Lactobacillus sake LTH677 is a strain, isolated from fermented sausage, which forms a heme-dependent catalase. This rare property is highly desirable in sausage fermentation, as it prevents rancidity and discoloration caused by hydrogen peroxide. A gene bank containing MboI fragments of chromosomal DNA from Lactobacillus sake LTH677 in Escherichia coli plasmid pBR328 was constructed. The catalase gene was cloned by heterologous complementation of the Kat- phenotype of E. coli UM2. The catalase structural gene, designated katA, was assigned to a 2.3-kb region by deletion analysis of the originally cloned fragment in plasmid pHK1000. The original chromosomal arrangement was determined by Southern hybridization. Protein analysis revealed that the catalase subunit has a molecular size of 65,000 Da and that the active catalase possesses a hexameric structure. The molecular size of the subunit deduced from the nucleotide sequence was determined to 54,504 Da. The N-terminal amino acid sequence of the 65,000-Da protein corresponded to the one deduced from the DNA sequence. After recloning of katA in the E. coli-Lactococcus shuttle vector pGKV210, the gene was successfully transferred and phenotypically expressed in Lactobacillus casei, which is naturally deficient in catalase activity.

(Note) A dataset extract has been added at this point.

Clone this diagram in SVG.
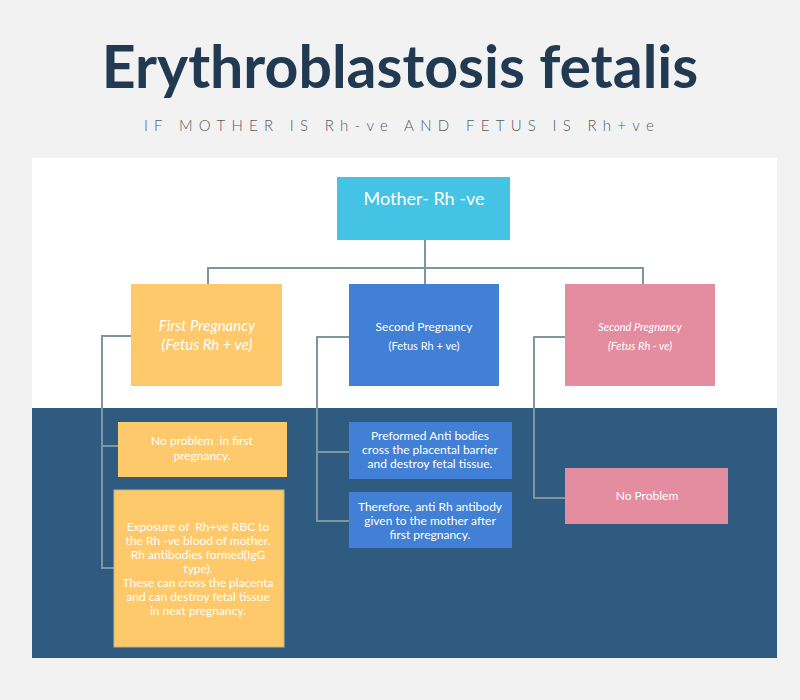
<svg xmlns="http://www.w3.org/2000/svg" width="800" height="700" viewBox="0 0 800 700">
<style>
text{font-family:Lato,"Open Sans","Liberation Sans",sans-serif;fill:#fff;text-anchor:middle}
.c{fill:none;stroke:#7d979e;stroke-width:2}
.y{fill:#fec96b}
.b{fill:#4180d4}
.p{fill:#e48da0}
.s{font-size:12px}
</style>
<rect width="800" height="700" fill="#f2f2f2"/>
<rect x="32" y="158" width="745" height="250" fill="#ffffff"/>
<rect x="32" y="408" width="745" height="250" fill="#2f5b80"/>
<text x="400" y="88" style="font-size:59px;font-weight:bold;fill:#213a52">Erythroblastosis fetalis</text>
<text x="402" y="131" style="font-size:15px;font-weight:300;fill:#555c63;letter-spacing:6.3px">IF MOTHER IS Rh-ve AND FETUS IS Rh+ve</text>
<g id="connectors">
<path class="c" d="M425 240V268M208 284V268H643V284M425 268V284"/>
<path class="c" d="M131 336H102V568H114M102 446H118"/>
<path class="c" d="M349 337H317V521H349M317 452H349"/>
<path class="c" d="M565 337H534V498H565"/>
</g>
<g id="mother"><rect x="337" y="177" width="173" height="63" fill="#45c3e4"/><text x="424" y="205" style="font-size:18px">Mother- Rh -ve</text></g>
<g id="first"><rect class="y" x="131" y="284" width="151" height="102"/><text x="207" y="331" style="font-size:15px;font-style:italic">First Pregnancy</text><text x="207" y="350" style="font-size:15px;font-style:italic">(Fetus Rh + ve)</text></g>
<g id="second"><rect class="b" x="349" y="284" width="150" height="102"/><text x="424" y="331" style="font-size:12px">Second Pregnancy</text><text x="424" y="350" style="font-size:11px">(Fetus Rh + ve)</text></g>
<g id="third"><rect class="p" x="565" y="284" width="150" height="102"/><text x="640" y="331" style="font-size:11px;font-style:italic">Second Pregnancy</text><text x="640" y="350" style="font-size:11px;font-style:italic">(Fetus Rh - ve)</text></g>
<g id="first-a"><rect class="y" x="118" y="422" width="169" height="55"/><text class="s" x="202" y="445" xml:space="preserve">No problem  in first</text><text class="s" x="202" y="460">pregnancy.</text></g>
<g id="first-b"><rect class="y" x="114" y="490" width="170" height="157" stroke="#c8b27a" stroke-width="1"/><text class="s" x="198" y="531" xml:space="preserve">Exposure of  Rh+ve RBC to</text><text class="s" x="198" y="545">the Rh -ve blood of mother.</text><text class="s" x="198" y="559">Rh antibodies formed(IgG</text><text class="s" x="198" y="573">type).</text><text class="s" x="198" y="587">These can cross the placenta</text><text class="s" x="198" y="601">and can destroy fetal tissue</text><text class="s" x="198" y="615">in next pregnancy.</text></g>
<g id="second-a"><rect class="b" x="349" y="422" width="163" height="57"/><text class="s" x="430" y="440">Preformed Anti bodies</text><text class="s" x="430" y="454">cross the placental barrier</text><text class="s" x="430" y="468">and destroy fetal tissue.</text></g>
<g id="second-b"><rect class="b" x="349" y="492" width="163" height="56"/><text class="s" x="430" y="511">Therefore, anti Rh antibody</text><text class="s" x="430" y="525">given to the mother after</text><text class="s" x="430" y="539">first pregnancy.</text></g>
<g id="third-a"><rect class="p" x="565" y="468" width="163" height="56"/><text class="s" x="647" y="500">No Problem</text></g>
</svg>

Heme-dependent catalase activity of lactobacilli

The heme-dependent catalase in Lactobacillus pentosus, L. sake, L. delbrueckii and Enterococcus faecalis was studied. The catalase was formed by cells grown aerobically in the presence of hematin or for lactobacilli when grown without added hematin, after incubation of buffered cells in the presence of hematin. The kinetics of the production of catalase revealed maximum activity for L. pentosus and E. faecalis at late stationary and late logarithmic growth phase, respectively. The physiological role of catalase was studied with L. sake. The presence of hematin allows higher growth yields, since it protects the cells against hydrogen peroxide formed endogenously up to concentrations of 4.6 mmol/l.

Heme-dependent and heme-independent nitrite reduction by lactic acid bacteria results in different N-containing products

Seventy strains of lactic acid bacteria were investigated for nitrite reductase activity. Two types of this activity were detected. Type I was found in Lactobacillus plantarum, L. pentosus and Pediococcus pentosaceus. This activity is heme-dependent with ammonia as the sole product. Type II mechanism is heme-independent and reduces nitrite to NO and N2O.